Quando l’autoritarismo raggiunge queste dimensioni così abnormi e rifiuta di discutere pubblicamente sulla fondatezza e le conseguenze delle decisioni assunte, non restano che due soluzioni: o accettarne il dominio, con tutto quanto questo implica e allora è chiaro che per l’Italia il futuro prossimo non può che essere molto doloroso; oppure dire che è arrivato il momento di dire basta. Chi può farlo oggi, per uno strano scherzo della storia, sono i due partiti populisti accusati di portare l’Italia fuori dall’Europa, lontano dalla crescita economica e fuori dalla storia. Eppure se la direzione della storia è quella indicata dal premier c’è da chiedersi veramente se sia la sua la strada giusta. Se sia giusto che il destino di una nazione sia deciso da una persona e da interessi opachi mascherati da difesa dei valori civili di libertà e giustizia per i popoli minacciati. Se si debba accettare che a pagare la voracità di interessi politici e economici altrui, perché qui stanno le ragioni della guerra ucraina, siano i ceti sociali più deboli del paese.
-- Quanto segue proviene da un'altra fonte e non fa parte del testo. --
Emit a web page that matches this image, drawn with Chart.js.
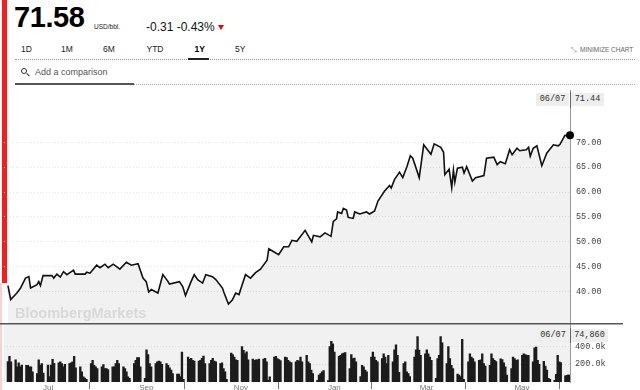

Se si possa tollerare che il fondamento della democrazia che è il dibattito pubblico possa essere azzerato in nome di un interesse nazionale che ogni giorno di più – è chiaro – sta venendo sacrificato sull’altare di ben altri interesse e volontà di potenza.

Non sappiamo se Salvini e Conte avranno il coraggio di staccare la spina, perché è chiaro che i poteri forti che controllano la propaganda e l’opinione pubblica poi presenteranno un conto. Si dirà che senza Draghi esploderà la crisi economica e si perderanno i soldi del Pnrr e che l’Italia verrà esclusa dall’Europa. Ma la crisi è già esplosa con violenza e le risorse del Pnrr sono già state bruciate da inflazione, inefficienza e malaffare. Per quanto riguarda l’Europa, un organismo da anni controllato dalle lobby, è qualcosa di terribilmente diverso dall’orizzonte indicato da Spinelli e dai padri fondatori, e sui cui assetti varrebbe la pena fermarsi a discutere in modo aperto e democratico. Quello che rischia di rimanere dopo la cura Draghi purtroppo è solo il vecchio adagio formulato da Mark Twain: un banchiere è uno che vi presta l’ombrello quando c’è il sole, e lo rivuole indietro appena incomincia a piovere. E stavolta potrebbe anche trattarsi di pioggia radioattiva.